Simplemente… había vuelto distinta.

La atención se dirigió entonces hacia el lugar al que Voyager había apuntado.
Observatorios terrestres comenzaron a escanear esa región “vacía” del cielo con instrumentos infrarrojos de alta sensibilidad.
Al principio no encontraron nada.
Luego, semanas después, apareció un resplandor tenue, un halo que parpadeaba en el límite de la detección.
No era constante.
Respondía con un ligero retraso a las erupciones solares, como si algo allá afuera estuviera sincronizándose con la actividad del Sol.
Paralelamente, un equipo europeo revisó datos del fondo cósmico de microondas, el eco más antiguo del Big Bang.
Enterrada en ese ruido primordial apareció una distorsión sutil, una forma persistente que, de manera inquietante, coincidía con la trayectoria actual de Voyager 1.
Lo más perturbador fue descubrir que esa anomalía ya estaba presente en datos de décadas anteriores.
Como si el universo, en su ruido de fondo, ya “supiera” dónde estaría la nave.

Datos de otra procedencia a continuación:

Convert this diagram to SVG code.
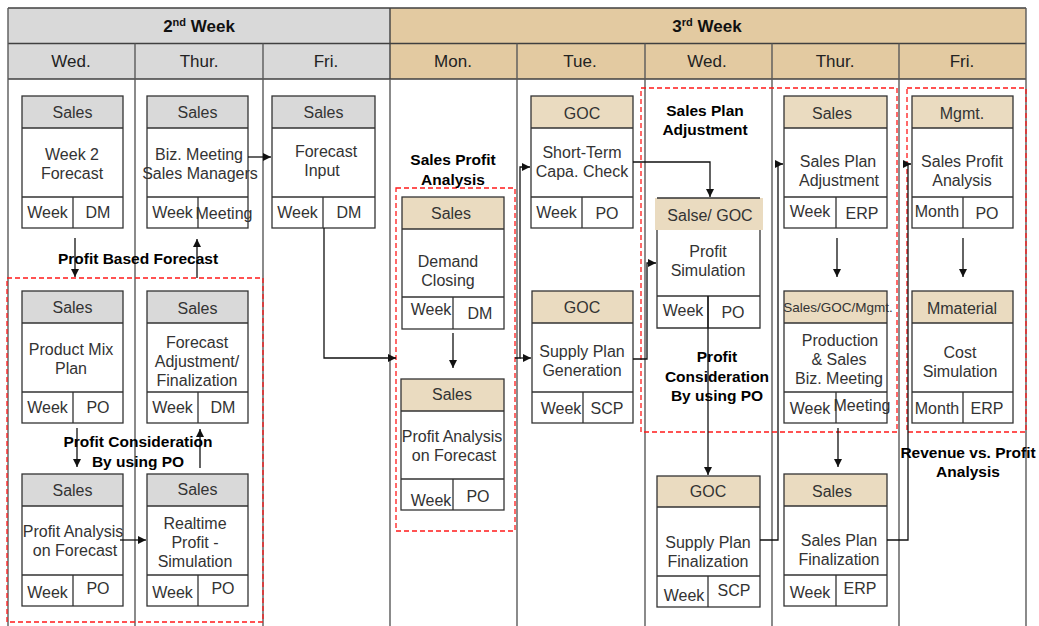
<svg xmlns="http://www.w3.org/2000/svg" width="1039" height="626" viewBox="0 0 1039 626">
<style>
.tl{stroke:#404040;stroke-width:1.4;fill:none}
.cl{stroke:#5a5a5a;stroke-width:1.4;fill:none}
.hw{font-family:"Liberation Sans",Arial,sans-serif;font-weight:bold;font-size:17px;fill:#111;text-anchor:middle}
.dy{font-family:"Liberation Sans",Arial,sans-serif;font-size:17px;fill:#222;text-anchor:middle}
.box{fill:none;stroke:#333;stroke-width:1.3}
.ln{fill:none;stroke:#333;stroke-width:1.3}
.hg{fill:#d9d9d9}
.ht{fill:#eadbc0}
.t{font-family:"Liberation Sans",Arial,sans-serif;font-size:16px;fill:#333;text-anchor:middle}
.ts{font-size:13.5px}
.lb{font-family:"Liberation Sans",Arial,sans-serif;font-weight:bold;font-size:15.5px;fill:#000;text-anchor:middle}
.rd{fill:none;stroke:#ff1a1a;stroke-width:1.3;stroke-dasharray:5 3}
.cn{fill:none;stroke:#111;stroke-width:1.3;marker-end:url(#ah)}
</style>
<defs>
<marker id="ah" viewBox="0 0 10 10" refX="10" refY="5" markerWidth="9" markerHeight="8" markerUnits="userSpaceOnUse" orient="auto">
<path d="M0,0 L10,5 L0,10 z" fill="#111"/>
</marker>
</defs>
<rect width="1039" height="626" fill="#fff"/>
<g id="table">
<rect x="8" y="8" width="382" height="71" fill="#d9d9d9"/>
<rect x="390" y="8" width="636" height="71" fill="#e3caa1"/>
<path class="tl" d="M8,8 H1026 M8,43.5 H1026 M8,79 H1026 M390,8 V79"/>
<path class="cl" d="M8,8 V626 M135,43.5 V626 M263,43.5 V626 M390,79 V626 M517,43.5 V626 M645,43.5 V626 M772,43.5 V626 M899,43.5 V626 M1026,8 V626"/>
<text class="hw" x="199" y="32">2<tspan font-size="11" dy="-6">nd</tspan><tspan dy="6"> Week</tspan></text>
<text class="hw" x="707" y="32">3<tspan font-size="11" dy="-6">rd</tspan><tspan dy="6"> Week</tspan></text>
<text class="dy" x="71" y="67">Wed.</text>
<text class="dy" x="199" y="67">Thur.</text>
<text class="dy" x="326" y="67">Fri.</text>
<text class="dy" x="453" y="67">Mon.</text>
<text class="dy" x="580" y="67">Tue.</text>
<text class="dy" x="707" y="67">Wed.</text>
<text class="dy" x="835" y="67">Thur.</text>
<text class="dy" x="962" y="67">Fri.</text>
</g>
<g id="groups">
<rect class="rd" x="7" y="278" width="256" height="344"/>
<rect class="rd" x="396" y="188" width="119" height="343"/>
<rect class="rd" x="641" y="88" width="256" height="344"/>
<rect class="rd" x="907" y="88" width="119" height="344"/>
</g>
<g id="n1" transform="translate(22,96)">
<rect class="hg" width="101" height="32"/><rect class="box" width="101" height="132"/>
<path class="ln" d="M0,32 H101 M0,101 H101 M51,101 V132"/>
<text class="t" x="50.5" y="22">Sales</text>
<text class="t" x="50" y="64">Week 2</text><text class="t" x="50" y="83">Forecast</text>
<text class="t" x="25.5" y="122">Week</text><text class="t" x="76" y="122">DM</text>
</g>
<g id="n2" transform="translate(147,96)">
<rect class="hg" width="101" height="32"/><rect class="box" width="101" height="132"/>
<path class="ln" d="M0,32 H101 M0,101 H101 M51,101 V132"/>
<text class="t" x="50.5" y="22">Sales</text>
<text class="t" x="52" y="64">Biz.  Meeting</text><text class="t" x="53" y="83">Sales Managers</text>
<text class="t" x="25.5" y="122">Week</text><text class="t" x="77" y="123">Meeting</text>
</g>
<g id="n3" transform="translate(272,96)">
<rect class="hg" width="103" height="32"/><rect class="box" width="103" height="132"/>
<path class="ln" d="M0,32 H103 M0,101 H103 M51,101 V132"/>
<text class="t" x="51.5" y="22">Sales</text>
<text class="t" x="54" y="61">Forecast</text><text class="t" x="50" y="80">Input</text>
<text class="t" x="25.5" y="122">Week</text><text class="t" x="77" y="122">DM</text>
</g>
<g id="n4" transform="translate(22,291)">
<rect class="hg" width="101" height="32"/><rect class="box" width="101" height="132"/>
<path class="ln" d="M0,32 H101 M0,101 H101 M51,101 V132"/>
<text class="t" x="50.5" y="22">Sales</text>
<text class="t" x="49" y="64">Product Mix</text><text class="t" x="49" y="83">Plan</text>
<text class="t" x="25.5" y="122">Week</text><text class="t" x="76" y="122">PO</text>
</g>
<g id="n5" transform="translate(147,291)">
<rect class="hg" width="101" height="32"/><rect class="box" width="101" height="132"/>
<path class="ln" d="M0,32 H101 M0,101 H101 M51,101 V132"/>
<text class="t" x="50.5" y="23">Sales</text>
<text class="t" x="50" y="57">Forecast</text><text class="t" x="50" y="76">Adjustment/</text><text class="t" x="50" y="95">Finalization</text>
<text class="t" x="25.5" y="122">Week</text><text class="t" x="76" y="122">DM</text>
</g>
<g id="n6" transform="translate(22,474)">
<rect class="hg" width="101" height="32"/><rect class="box" width="101" height="132"/>
<path class="ln" d="M0,32 H101 M0,101 H101 M51,101 V132"/>
<text class="t" x="50.5" y="22">Sales</text>
<text class="t" x="51" y="63">Profit  Analysis</text><text class="t" x="53" y="82">on Forecast</text>
<text class="t" x="25.5" y="124">Week</text><text class="t" x="76" y="120">PO</text>
</g>
<g id="n7" transform="translate(147,474)">
<rect class="hg" width="101" height="32"/><rect class="box" width="101" height="132"/>
<path class="ln" d="M0,32 H101 M0,101 H101 M51,101 V132"/>
<text class="t" x="50.5" y="21">Sales</text>
<text class="t" x="48" y="55">Realtime</text><text class="t" x="48" y="74">Profit  -</text><text class="t" x="48" y="93">Simulation</text>
<text class="t" x="25.5" y="124">Week</text><text class="t" x="76" y="120">PO</text>
</g>
<g id="n8" transform="translate(402,197)">
<rect class="ht" width="102" height="32"/><rect class="box" width="102" height="132"/>
<path class="ln" d="M0,32 H102 M0,100 H102 M51,100 V132"/>
<text class="t" x="49" y="22">Sales</text>
<text class="t" x="46" y="70">Demand</text><text class="t" x="46" y="89">Closing</text>
<text class="t" x="29" y="118">Week</text><text class="t" x="78" y="122">DM</text>
</g>
<g id="n9" transform="translate(401,379)">
<rect class="ht" width="103" height="32"/><rect class="box" width="103" height="131"/>
<path class="ln" d="M0,32 H103 M0,100 H103 M52,100 V131"/>
<text class="t" x="51" y="21">Sales</text>
<text class="t" x="51" y="63">Profit  Analysis</text><text class="t" x="53" y="82">on Forecast</text>
<text class="t" x="30" y="127">Week</text><text class="t" x="77" y="123">PO</text>
</g>
<g id="n10" transform="translate(531,96)">
<rect class="ht" width="102" height="32"/><rect class="box" width="102" height="132"/>
<path class="ln" d="M0,32 H102 M0,101 H102 M51,101 V132"/>
<text class="t" x="51" y="23">GOC</text>
<text class="t" x="51" y="62">Short-Term</text><text class="t" x="51" y="81">Capa. Check</text>
<text class="t" x="25.5" y="122">Week</text><text class="t" x="76" y="123">PO</text>
</g>
<g id="n11" transform="translate(532,291)">
<rect class="ht" width="101" height="32"/><rect class="box" width="101" height="132"/>
<path class="ln" d="M0,32 H101 M0,101 H101 M51,101 V132"/>
<text class="t" x="50" y="22">GOC</text>
<text class="t" x="50" y="66">Supply Plan</text><text class="t" x="50" y="85">Generation</text>
<text class="t" x="29" y="123">Week</text><text class="t" x="75" y="123">SCP</text>
</g>
<g id="n12" transform="translate(657,198)">
<rect class="ht" x="-2" width="108" height="32"/>
<path class="ln" d="M0,0 H103 M0,32 V130 H103 V32 M0,98 H103 M51,98 V130"/>
<text class="t" x="53" y="23">Salse/ GOC</text>
<text class="t" x="51" y="59">Profit</text><text class="t" x="51" y="78">Simulation</text>
<text class="t" x="26" y="118">Week</text><text class="t" x="76" y="120">PO</text>
</g>
<g id="n13" transform="translate(657,476)">
<rect class="ht" width="103" height="31"/><rect class="box" width="103" height="131"/>
<path class="ln" d="M0,31 H103 M0,100 H103 M51,100 V131"/>
<text class="t" x="51" y="21">GOC</text>
<text class="t" x="51" y="72">Supply Plan</text><text class="t" x="51" y="91">Finalization</text>
<text class="t" x="27" y="125">Week</text><text class="t" x="77" y="120">SCP</text>
</g>
<g id="n14" transform="translate(784,96)">
<rect class="ht" width="103" height="32"/><rect class="box" width="103" height="132"/>
<path class="ln" d="M0,32 H103 M0,101 H103 M52,101 V132"/>
<text class="t" x="48" y="23">Sales</text>
<text class="t" x="54" y="71">Sales Plan</text><text class="t" x="55" y="90">Adjustment</text>
<text class="t" x="26" y="121">Week</text><text class="t" x="78" y="123">ERP</text>
</g>
<g id="n15" transform="translate(784,291)">
<rect class="ht" width="103" height="32"/><rect class="box" width="103" height="132"/>
<path class="ln" d="M0,32 H103 M0,101 H103 M52,101 V132"/>
<text class="t ts" x="54" y="21">Sales/GOC/Mgmt.</text>
<text class="t" x="56" y="55">Production</text><text class="t" x="55" y="74">&amp; Sales</text><text class="t" x="55" y="93">Biz.  Meeting</text>
<text class="t" x="26" y="123">Week</text><text class="t" x="78" y="120">Meeting</text>
</g>
<g id="n16" transform="translate(784,474)">
<rect class="ht" width="103" height="32"/><rect class="box" width="103" height="132"/>
<path class="ln" d="M0,32 H103 M0,101 H103 M52,101 V132"/>
<text class="t" x="48" y="23">Sales</text>
<text class="t" x="55" y="72">Sales Plan</text><text class="t" x="55" y="91">Finalization</text>
<text class="t" x="26" y="124">Week</text><text class="t" x="76" y="120">ERP</text>
</g>
<g id="n17" transform="translate(912,96)">
<rect class="ht" width="101" height="32"/><rect class="box" width="101" height="132"/>
<path class="ln" d="M0,32 H101 M0,101 H101 M51,101 V132"/>
<text class="t" x="50" y="23">Mgmt.</text>
<text class="t" x="50" y="71">Sales Profit</text><text class="t" x="50" y="90">Analysis</text>
<text class="t" x="25" y="121">Month</text><text class="t" x="75" y="123">PO</text>
</g>
<g id="n18" transform="translate(912,291)">
<rect class="ht" width="101" height="32"/><rect class="box" width="101" height="132"/>
<path class="ln" d="M0,32 H101 M0,101 H101 M51,101 V132"/>
<text class="t" x="50" y="23">Mmaterial</text>
<text class="t" x="48" y="67">Cost</text><text class="t" x="48" y="86">Simulation</text>
<text class="t" x="25" y="123">Month</text><text class="t" x="75" y="123">ERP</text>
</g>
<g id="connectors">
<path class="cn" d="M75,238 V277"/>
<path class="cn" d="M197,278 V239"/>
<path class="cn" d="M248,157 H271"/>
<path class="cn" d="M324,228 V358 H396"/>
<path class="cn" d="M453,333 V368"/>
<path class="cn" d="M515,358 H520 V167 H530"/>
<path class="cn" d="M520,358 H531"/>
<path class="cn" d="M633,162 H710 V197"/>
<path class="cn" d="M633,359 H647 V263 H656"/>
<path class="cn" d="M708,296 V475"/>
<path class="cn" d="M760,540 H778 V164 H783"/>
<path class="cn" d="M837,238 V277"/>
<path class="cn" d="M838,428 V467"/>
<path class="cn" d="M887,540 H908 V164 H911"/>
<path class="cn" d="M963,238 V277"/>
<path class="cn" d="M77,428 V467"/>
<path class="cn" d="M200,468 V429"/>
<path class="cn" d="M120,540 H146"/>
</g>
<g id="labels">
<text class="lb" x="138" y="264">Profit Based Forecast</text>
<text class="lb" x="138" y="447">Profit Consideration</text>
<text class="lb" x="138" y="467">By using PO</text>
<text class="lb" x="453" y="165">Sales Profit</text>
<text class="lb" x="453" y="185">Analysis</text>
<text class="lb" x="705" y="116">Sales  Plan</text>
<text class="lb" x="705" y="135">Adjustment</text>
<text class="lb" x="717" y="362">Profit</text>
<text class="lb" x="717" y="382">Consideration</text>
<text class="lb" x="717" y="401">By using PO</text>
<text class="lb" x="968" y="458">Revenue vs. Profit</text>
<text class="lb" x="968" y="477">Analysis</text>
</g>
</svg>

Cuando los métodos tradicionales no lograron interpretar la señal, los investigadores recurrieron a sistemas experimentales diseñados para reconocer patrones complejos.
Al procesar los datos, emergió una estructura lógica, no un idioma humano, sino algo más abstracto.
El resultado final fue una sola salida interpretativa, descrita por quienes la vieron como una pregunta: “¿Estás listo para escuchar?”
Para el público, la NASA habló de anomalías y análisis en curso.
Detrás de escena, documentos fueron sellados, equipos reasignados y viejos ingenieros de Voyager volvieron a ser consultados.
El término que comenzó a circular internamente fue inquietante en su neutralidad: “interacción de campo”.
No radiación.
No polvo.
No ruido.
Algo que se comportaba como si tuviera coherencia.
Después de décadas explorando el espacio profundo, Voyager 1 había hecho algo que ninguna máquina había hecho antes.
No solo había viajado más lejos que cualquier otra, sino que, en el vacío absoluto, había dejado de estar sola.
Y lo más perturbador no fue que recibiera algo, sino la posibilidad de que, al cruzar cierto punto del espacio, algo la hubiera reconocido… y decidido responder.